Drawbacks of netfilter
IP sets do exist for a longer time, however they made it into the upstream Linux kernel as of version 2.6.39. That means Debian Wheezy will support it as is; for Debian Squeeze you can either use a backported kernel or compile yourself the module shipped in the ipset-source package. In any case you additionally need the command line utilities named ipset. Thus, install that package before you can start. Having that said, Squeeze users should note the ipset syntax I am demonstrating below slightly differs from the syntax supported by the Squeeze utilities. The big picture remains the same, though.
IP utils do not conflict with iptables, but extend it in a useful way. You can combine both as you like. In fact, you still need iptables to turn IP sets into something really useful.
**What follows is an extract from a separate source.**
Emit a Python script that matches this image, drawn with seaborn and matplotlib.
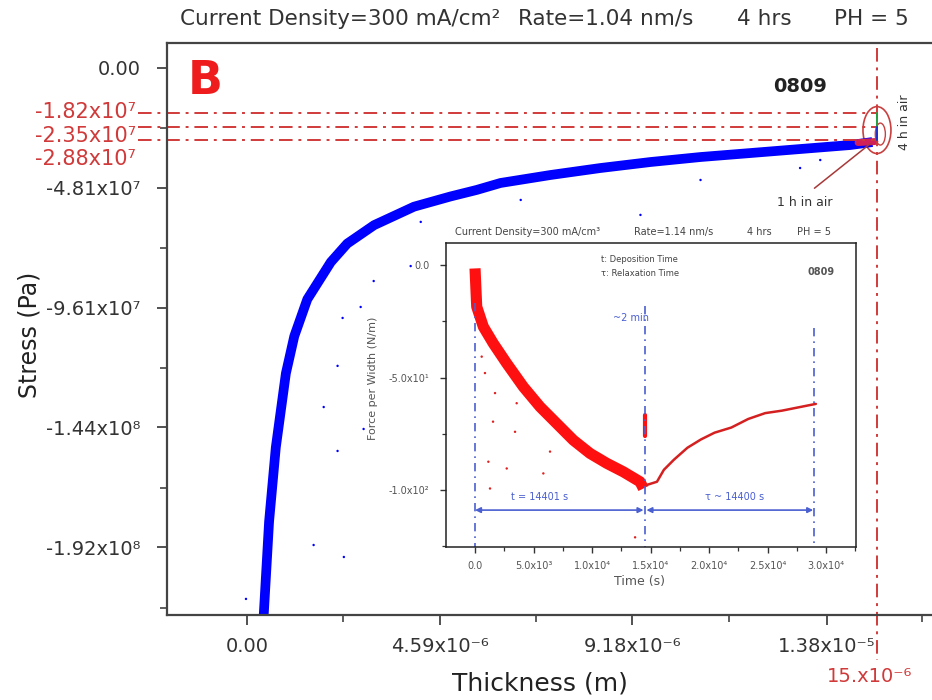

Nonetheless you will be hitting iptables‘ limitation soon if you exceed a certain number of rules. You can combine as many conditions within a filter rule as you like, however you can only specify a single pattern for each condition. You figure, this does not scale very well if a pattern to match against does not follow a very tight definition such as a CIDR pattern.
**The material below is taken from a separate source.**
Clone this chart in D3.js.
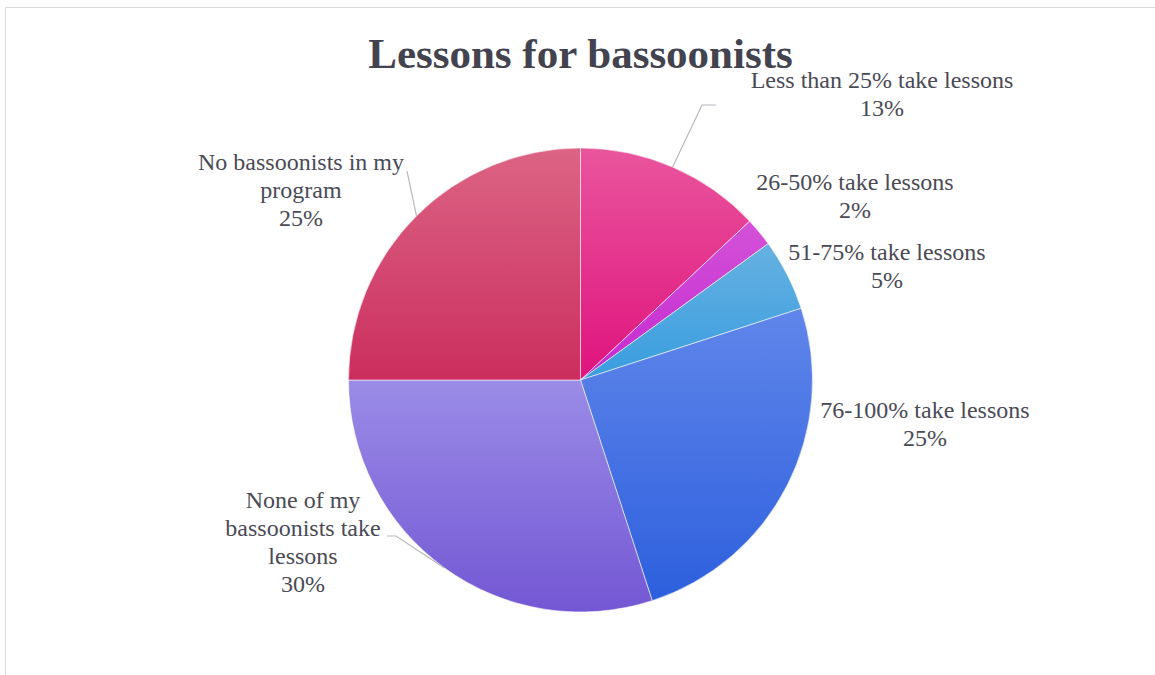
<!DOCTYPE html>
<html>
<head>
<meta charset="utf-8">
<script src="https://cdn.jsdelivr.net/npm/d3@7"></script>
<style>
  html, body { margin: 0; padding: 0; background: #fff; }
  svg { display: block; }
  text { font-family: "Liberation Serif", "Times New Roman", serif; }
</style>
</head>
<body>
<svg id="chart" width="1155" height="675"></svg>
<script>
// Survey answers: share of bassoonists taking private lessons
const categories = [
  "Less than 25% take lessons",
  "26-50% take lessons",
  "51-75% take lessons",
  "76-100% take lessons",
  "None of my bassoonists take lessons",
  "No bassoonists in my program"
];
const values = [13, 2, 5, 25, 30, 25];
// Label text split into lines as it is wrapped on the chart
const labelLines = [
  ["Less than 25% take lessons"],
  ["26-50% take lessons"],
  ["51-75% take lessons"],
  ["76-100% take lessons"],
  ["None of my", "bassoonists take", "lessons"],
  ["No bassoonists in my", "program"]
];
// Slice fills: [top, bottom] of each vertical gradient
const sliceColors = [
  ["#e9559d", "#df137d"],
  ["#d352d8", "#c428d0"],
  ["#66b1e1", "#389ddf"],
  ["#6086ea", "#2d5fdd"],
  ["#9b8ce7", "#7357d4"],
  ["#dc6484", "#cb2e5e"]
];

const W = 1155, H = 675;
const cx = 580.5, cy = 380, R = 232;

// Label block centres (x, y of first baseline) and leader-line elbows
const labelLayout = [
  { x: 882, y: 88,  leader: [[702, 105], [716, 105]] },
  { x: 855, y: 190, leader: null },
  { x: 887, y: 260, leader: null },
  { x: 925, y: 418, leader: null },
  { x: 303, y: 508, leader: [[396, 536], [387, 536]] },
  { x: 301, y: 170, leader: [[407, 171]] }
];

const svg = d3.select("#chart");

// Chart area frame
svg.append("path")
  .attr("d", `M5.5,${H} L5.5,7.5 L${W},7.5`)
  .attr("fill", "none")
  .attr("stroke", "#d9d9d9")
  .attr("stroke-width", 1);

const defs = svg.append("defs");
sliceColors.forEach((c, i) => {
  const g = defs.append("linearGradient")
    .attr("id", "grad" + i)
    .attr("x1", 0).attr("y1", 0).attr("x2", 0).attr("y2", 1);
  g.append("stop").attr("offset", "0%").attr("stop-color", c[0]);
  g.append("stop").attr("offset", "100%").attr("stop-color", c[1]);
});

const pie = d3.pie().sort(null).value(d => d)(values);
const arc = d3.arc().innerRadius(0).outerRadius(R);
const edge = d3.arc().innerRadius(R).outerRadius(R);

const g = svg.append("g").attr("transform", `translate(${cx},${cy})`);

g.selectAll("path.slice")
  .data(pie)
  .join("path")
  .attr("class", "slice")
  .attr("d", arc)
  .attr("fill", (d, i) => `url(#grad${i})`)
  .attr("stroke", "rgba(255,255,255,0.7)")
  .attr("stroke-width", 0.8);

// Leader lines from the slice edge to the label
pie.forEach((d, i) => {
  const lay = labelLayout[i];
  if (!lay.leader) return;
  const [ex, ey] = edge.centroid(d);
  const pts = [[cx + ex, cy + ey]].concat(lay.leader);
  svg.append("path")
    .attr("d", d3.line()(pts))
    .attr("fill", "none")
    .attr("stroke", "#b7b7bf")
    .attr("stroke-width", 1.2);
});

// Data labels: category name and percentage
const lineH = 28;
pie.forEach((d, i) => {
  const lay = labelLayout[i];
  const lines = labelLines[i].concat([values[i] + "%"]);
  const t = svg.append("text")
    .attr("text-anchor", "middle")
    .attr("font-size", 24)
    .attr("fill", "#4a4a55");
  lines.forEach((s, j) => {
    t.append("tspan")
      .attr("x", lay.x)
      .attr("y", lay.y + j * lineH)
      .text(s);
  });
});

// Title
svg.append("text")
  .attr("x", cx)
  .attr("y", 68)
  .attr("text-anchor", "middle")
  .attr("font-weight", "bold")
  .attr("font-size", 43)
  .attr("fill", "#43434f")
  .text("Lessons for bassoonists");
</script>
</body>
</html>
This means you can happily filter whole network blocks such as 192.168.0.0/24 (which translates to 255 hosts) in iptables, but there is no way to specify a particular not specially connected set of IP addresses within this range if it cannot be expressed with a CIDR prefix. For example, there is no way to block, say, 192.168.0.5, 192.168.0.100 and 192.168.0.220 in a single statement only. You really need to declare three rules which only differ by the IP address. Pretend, you want to prevent these three addresses from accessing your host. You would probably do something like this:
iptables -A INPUT -s 192.168.0.5 -p TCP -j REJECT iptables -A INPUT -s 192.168.0.100 -p TCP -j REJECT iptables -A INPUT -s 192.168.0.220 -p TCP -j REJECT
Alternatively you could do
iptables -A INPUT -s 192.168.0.0/24 -p TCP -j REJECT
but this would block 251 unrelated hosts, too. Not a good deal I’d say. Now, while the former alternative is annoying, what’s the problem with it? The problem is: It does not scale. Netfilter rules work like a fall-through trapdoor. This means whenever a packet enters the system, it passes through several chains and in each of these chains, netfilter checks all rules until either one rule matches or there are no rules left. In the latter case the default action applies. In netfilter terminology a chain determines when an interception to the regular packet flow occurs. In the example above the specified chain is INPUT, which applies to any incoming packet.
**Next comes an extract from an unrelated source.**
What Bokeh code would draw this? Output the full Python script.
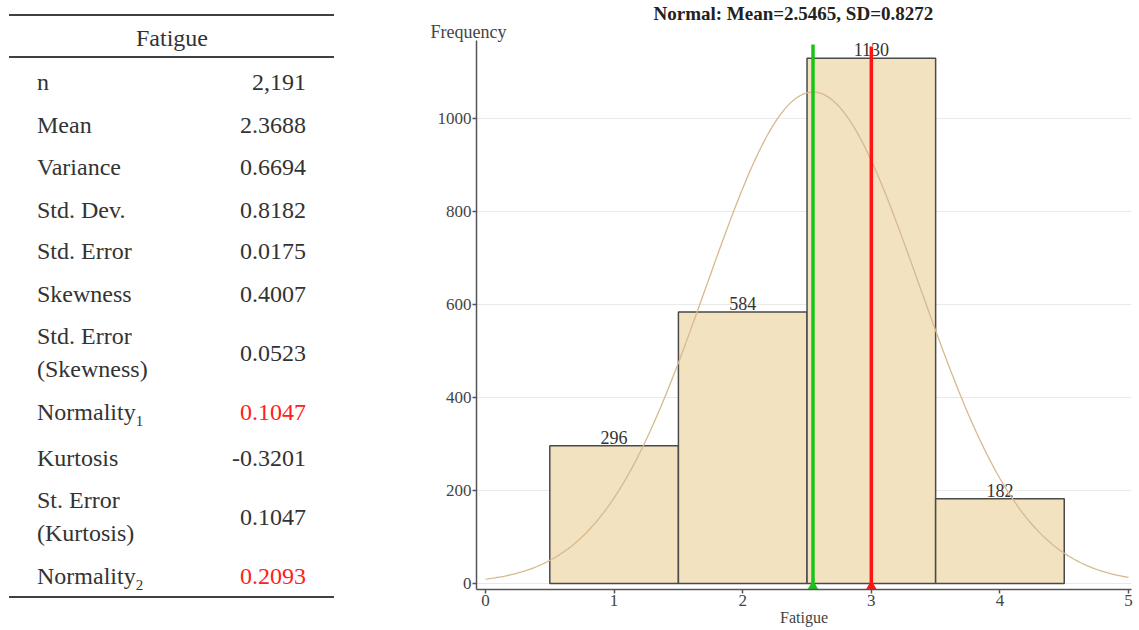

In the end this means every single packet which is sent to your host needs to be checked whether it matches the patterns specified in every rule of yours. And believe me, in a server setup, there are lots of packets flowing to your machine. Consider for example a single HTTP requests, which requires at very least four packets sent from a client machine to your web server. Thus, each of these packets is passing through your rules in your INPUT chain as a bare minimum, before it is eventually accepted or discarded.
This requires a substantial computing overhead for every rule you are adding to your system. This isn’t so much of a problem if you haven’t many rules (for some values of “many” as I am going to show). However, you may end up in a situation where you end up with a large rule set. For example, if you suffer from a DDoS attack, you may be tempted to block drone clients in your firewall (German; Apache2. Likewise: for Lighttpd). In such a situation you will need to add thousands of rules easily.
Being under attack, the performance of your server is poor already. However, by adding many rules to your firewall you are actually further increasing computing overhead for every request significantly. To illustrate my point, I’ve made some benchmarks. Below you find the response times of a HTTP web server while doing sequential requests for a single file of 10 KiB in size. I am explaining my measurement method in detail further below. For now, look the graph. It shows the average response time of an Apache 2 web server, divided into four parts:
- connect time: this is the time passed by until the server completed the initial TCP handshake
- send time: this is the time passed by which I needed to reliably send a HTTP request over the established TCP connection reliably (that means: one packet sent and waiting for acknowledged by the server)
- first byte: this is time passed by until the server sent the first byte from the corresponding HTTP response
- response complete: this is time passed by until the server sent all of the remaining bytes of the corresponding HTTP response (remaining HTTP header + 10 KiB of payload)